[LINK] "Virtual Emigration"
Oct. 21st, 2009 03:33 pmWalrus Magazine's Eliza Reid reports on how some Icelanders are dealing with their post-crash economy through unusual forms of emigration.
In October 2008, Iceland became the first country to succumb to the global financial crisis. In a few short months, its banks collapsed, its government fell, and unemployment more than tripled. More or less flat broke, the tiny nation of 320,000 had to go begging to the International Monetary Fund for an emergency loan of US$2.1 billion, and it remains in an economic shamble. As the country licks its wounds, some Icelanders, especially those crushed by mortgage payments that skyrocketed when the currency crumbled, are once again seeking the relative economic stability of Canada as the key to rebuilding their lives. But unlike the nineteenth-century wave of emigration, when more than 16,000 islanders —roughly 20 percent of the population at the time — climbed into ships for the hellish voyage that would take so many of them off to Manitoba, these new Viking emigrants, generally highly educated and fluent in English, do not go steerage. They go online.

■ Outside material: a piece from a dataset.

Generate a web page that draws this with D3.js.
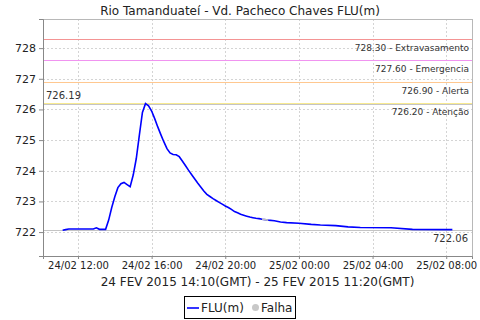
<!DOCTYPE html>
<html>
<head>
<meta charset="utf-8">
<script src="https://cdn.jsdelivr.net/npm/d3@7"></script>
<style>
  body { margin: 0; background: #fff; }
  svg { display: block; font-family: "DejaVu Sans", sans-serif; }
</style>
</head>
<body>
<svg id="chart" width="480" height="320"></svg>
<script>
// readings (local time) and level in metres
const times = ["2015-02-24T11:10", "2015-02-24T11:20", "2015-02-24T11:30", "2015-02-24T12:00", "2015-02-24T12:30",
  "2015-02-24T12:50", "2015-02-24T13:00", "2015-02-24T13:10", "2015-02-24T13:20", "2015-02-24T13:30",
  "2015-02-24T13:40", "2015-02-24T13:50", "2015-02-24T14:00", "2015-02-24T14:10", "2015-02-24T14:20",
  "2015-02-24T14:30", "2015-02-24T14:40", "2015-02-24T14:50", "2015-02-24T15:00", "2015-02-24T15:10",
  "2015-02-24T15:20", "2015-02-24T15:30", "2015-02-24T15:40", "2015-02-24T15:50", "2015-02-24T16:00",
  "2015-02-24T16:10", "2015-02-24T16:20", "2015-02-24T16:30", "2015-02-24T16:40", "2015-02-24T16:50",
  "2015-02-24T17:00", "2015-02-24T17:10", "2015-02-24T17:20", "2015-02-24T17:30", "2015-02-24T17:40",
  "2015-02-24T17:50", "2015-02-24T18:00", "2015-02-24T18:10", "2015-02-24T18:20", "2015-02-24T18:30",
  "2015-02-24T18:40", "2015-02-24T18:50", "2015-02-24T19:00", "2015-02-24T19:10", "2015-02-24T19:20",
  "2015-02-24T19:30", "2015-02-24T19:40", "2015-02-24T19:50", "2015-02-24T20:00", "2015-02-24T20:10",
  "2015-02-24T20:20", "2015-02-24T20:30", "2015-02-24T20:40", "2015-02-24T20:50", "2015-02-24T21:00",
  "2015-02-24T21:10", "2015-02-24T21:20", "2015-02-24T21:30", "2015-02-24T21:40", "2015-02-24T21:50",
  "2015-02-24T22:00", "2015-02-24T22:20", "2015-02-24T22:40", "2015-02-24T23:00", "2015-02-24T23:20",
  "2015-02-25T00:00", "2015-02-25T00:40", "2015-02-25T01:10", "2015-02-25T02:00", "2015-02-25T02:40",
  "2015-02-25T03:20", "2015-02-25T05:00", "2015-02-25T06:10", "2015-02-25T08:20"];
const levels = [722.06, 722.08, 722.10, 722.10, 722.10,
  722.10, 722.14, 722.09, 722.09, 722.09,
  722.39, 722.80, 723.15, 723.45, 723.58,
  723.62, 723.55, 723.48, 723.86, 724.40,
  725.16, 725.90, 726.19, 726.12, 725.95,
  725.70, 725.43, 725.18, 724.94, 724.72,
  724.58, 724.53, 724.52, 724.46, 724.32,
  724.17, 724.02, 723.88, 723.74, 723.60,
  723.47, 723.34, 723.23, 723.16, 723.09,
  723.03, 722.97, 722.91, 722.85, 722.80,
  722.74, 722.67, 722.63, 722.58, 722.55,
  722.52, 722.49, 722.47, 722.45, 722.44,
  722.42, 722.39, 722.37, 722.33, 722.31,
  722.29, 722.25, 722.23, 722.21, 722.17,
  722.15, 722.14, 722.09, 722.08];

// gap where the station reported a failure
const falhaTimes = ["2015-02-24T22:00", "2015-02-24T22:20"];
const falhaLevels = [722.42, 722.39];

// alert levels
const limitValues = [728.30, 727.60, 726.90, 726.20];
const limitNames = ["Extravasamento", "Emergencia", "Alerta", "Atenção"];
const limitColors = ["#f49494", "#f094f0", "#ffc890", "#f8ea90"];

const yTicks = [722, 723, 724, 725, 726, 727, 728];
const xTicks = ["2015-02-24T12:00", "2015-02-24T16:00", "2015-02-24T20:00",
  "2015-02-25T00:00", "2015-02-25T04:00", "2015-02-25T08:00"];

const parse = d3.utcParse("%Y-%m-%dT%H:%M");
const data = times.map((t, i) => ({ t: parse(t), v: levels[i] }));
const falha = falhaTimes.map((t, i) => ({ t: parse(t), v: falhaLevels[i] }));

const pLeft = 43, pRight = 472, pTop = 19, pBottom = 256;
const svg = d3.select("#chart");

const x = d3.scaleUtc()
  .domain([parse("2015-02-24T10:06"), parse("2015-02-25T09:24")])
  .range([pLeft, pRight]);
const y = d3.scaleLinear()
  .domain([721.22, 728.95])
  .range([pBottom, pTop]);

// title
svg.append("text")
  .attr("x", 240).attr("y", 15)
  .attr("text-anchor", "middle")
  .style("font-size", "12px").attr("fill", "#222")
  .text("Rio Tamanduateí - Vd. Pacheco Chaves FLU(m)");

// grid
svg.append("g").selectAll("line").data(yTicks).join("line")
  .attr("x1", pLeft).attr("x2", pRight)
  .attr("y1", d => Math.round(y(d)) + 0.5).attr("y2", d => Math.round(y(d)) + 0.5)
  .attr("stroke", "#d4d4d4").attr("stroke-dasharray", "2,2");
svg.append("g").selectAll("line").data(xTicks).join("line")
  .attr("y1", pTop).attr("y2", pBottom)
  .attr("x1", d => Math.round(x(parse(d))) + 0.5).attr("x2", d => Math.round(x(parse(d))) + 0.5)
  .attr("stroke", "#d4d4d4").attr("stroke-dasharray", "2,2");

// plot border
svg.append("rect")
  .attr("x", pLeft + 0.5).attr("y", pTop + 0.5)
  .attr("width", pRight - pLeft).attr("height", pBottom - pTop)
  .attr("fill", "none").attr("stroke", "#b8b8b8");

// alert lines + labels
limitValues.forEach((v, i) => {
  const yy = Math.round(y(v)) + 0.5;
  svg.append("line")
    .attr("x1", pLeft).attr("x2", pRight).attr("y1", yy).attr("y2", yy)
    .attr("stroke", limitColors[i]).attr("stroke-width", 1);
  svg.append("text")
    .attr("x", pRight - 3).attr("y", yy + 11)
    .attr("text-anchor", "end")
    .style("font-size", "9px").attr("fill", "#333")
    .text(d3.format(".2f")(v) + " - " + limitNames[i]);
});

// max / min markers
const maxV = d3.max(levels), minV = d3.min(levels);
[maxV, minV].forEach(v => {
  const yy = Math.round(y(v)) + 0.5;
  svg.append("line")
    .attr("x1", pLeft).attr("x2", pRight).attr("y1", yy).attr("y2", yy)
    .attr("stroke", "#c4c4c4").attr("stroke-width", 1);
});
svg.append("text")
  .attr("x", pLeft + 3).attr("y", Math.round(y(maxV)) - 5)
  .style("font-size", "10px").attr("fill", "#333")
  .text(d3.format(".2f")(maxV));
svg.append("text")
  .attr("x", pRight - 4).attr("y", Math.round(y(minV)) + 12)
  .attr("text-anchor", "end")
  .style("font-size", "10px").attr("fill", "#333")
  .text(d3.format(".2f")(minV));

// series
const line = d3.line().x(d => x(d.t)).y(d => y(d.v));
svg.append("path").datum(data)
  .attr("d", line).attr("fill", "none")
  .attr("stroke", "#0000ff").attr("stroke-width", 1.6);
svg.append("path").datum(falha)
  .attr("d", line).attr("fill", "none")
  .attr("stroke", "#c0c0c0").attr("stroke-width", 1.6);

// axes
const yAxis = svg.append("g")
  .attr("transform", `translate(${pLeft},0)`)
  .call(d3.axisLeft(y).tickValues(yTicks).tickSize(4).tickPadding(3).tickFormat(d3.format("d")));
const xAxis = svg.append("g")
  .attr("transform", `translate(0,${pBottom})`)
  .call(d3.axisBottom(x).tickValues(xTicks.map(parse)).tickSize(3).tickPadding(3)
    .tickFormat(d3.utcFormat("%d/%m %H:%M")));
[yAxis, xAxis].forEach(g => {
  g.select(".domain").attr("stroke", "#888");
  g.selectAll(".tick line").attr("stroke", "#888");
  g.selectAll("text").attr("fill", "#222").style("font-family", "DejaVu Sans, sans-serif");
});
yAxis.selectAll("text").style("font-size", "11px");
xAxis.selectAll("text").style("font-size", "10px");

// period label
svg.append("text")
  .attr("x", (pLeft + pRight) / 2).attr("y", 286)
  .attr("text-anchor", "middle")
  .style("font-size", "12px").attr("fill", "#222")
  .text("24 FEV 2015 14:10(GMT) - 25 FEV 2015 11:20(GMT)");

// legend
const lg = svg.append("g");
lg.append("rect").attr("x", 184.5).attr("y", 296.5).attr("width", 111).attr("height", 22)
  .attr("fill", "#fff").attr("stroke", "#000");
lg.append("line").attr("x1", 187).attr("x2", 199).attr("y1", 308).attr("y2", 308)
  .attr("stroke", "#0000ff").attr("stroke-width", 1.6);
lg.append("text").attr("x", 201).attr("y", 312).style("font-size", "12px").attr("fill", "#222").text("FLU(m)");
lg.append("circle").attr("cx", 255.5).attr("cy", 307.5).attr("r", 3.5).attr("fill", "#c8c8c8");
lg.append("text").attr("x", 261).attr("y", 312).style("font-size", "12px").attr("fill", "#222").text("Falha");
</script>
</body>
</html>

Jón Ólafur Ólafsson is an architect. His firm, Batteríid, is tucked away in a nondescript building in the gentrified former fishing village of Hafnarfjördur, where rent is cheaper than in central Reykjavik, eight kilometres away. Over a lethal macchiato, Ólafsson explained that since projects ranging from luxury high-rises to glam corporate headquarters have dried up, the architecture sector has become one of the hardest hit since the crisis began last autumn. Batteríid laid off a third of its employees, and of the twenty still left only half are working full time.
Yet Ólafsson is optimistic. Like his ancestors, he has looked to Canada. This spring, along with Winnipeg partners Cibinel Architects, Batteríid won a contract, its first outside Iceland, to design and construct a $40-million aquatic, wellness, and performing arts centre in Gimli, Manitoba (population 6,000). Gimli remains the unofficial capital of “New Iceland,” as the immigrants called it, and Manitoba is home to the world’s largest population of Icelanders outside of Iceland. Gimli’s mayor, Tammy Axelsson, is fluent in Icelandic, and the people retain strong ties to their ancestral land.
Hafnarfjördur is famous for having one of Iceland’s largest settlements of elves, dwarves and other mystical beings, which (translating from the Icelandic) are collectively called “Hidden Folk.” Centuries-old folklore has it that whole clans of such beings reside in the rocks that make up part of the town’s centre. We do not doubt this at all … Hidden Folk enjoy a certain regard, and nowhere more so than in Hafnarfjördur. There is even a Hidden Worlds tour that takes you to their home sites, stopping at places like Hellisgerdi park and the base of the cliff Hamarinn, which is said to be home to the Royal Family of the Hidden Folk.But Ólafsson and his colleagues are not moving house — just ideas. Instead of queuing up for visas and plowing through masses of immigration forms, they breeze in on Skype. Call it virtual immigration: Batteríid can visit Canada on a regular basis but complete its major work remotely from Iceland, thereby ensuring its survival.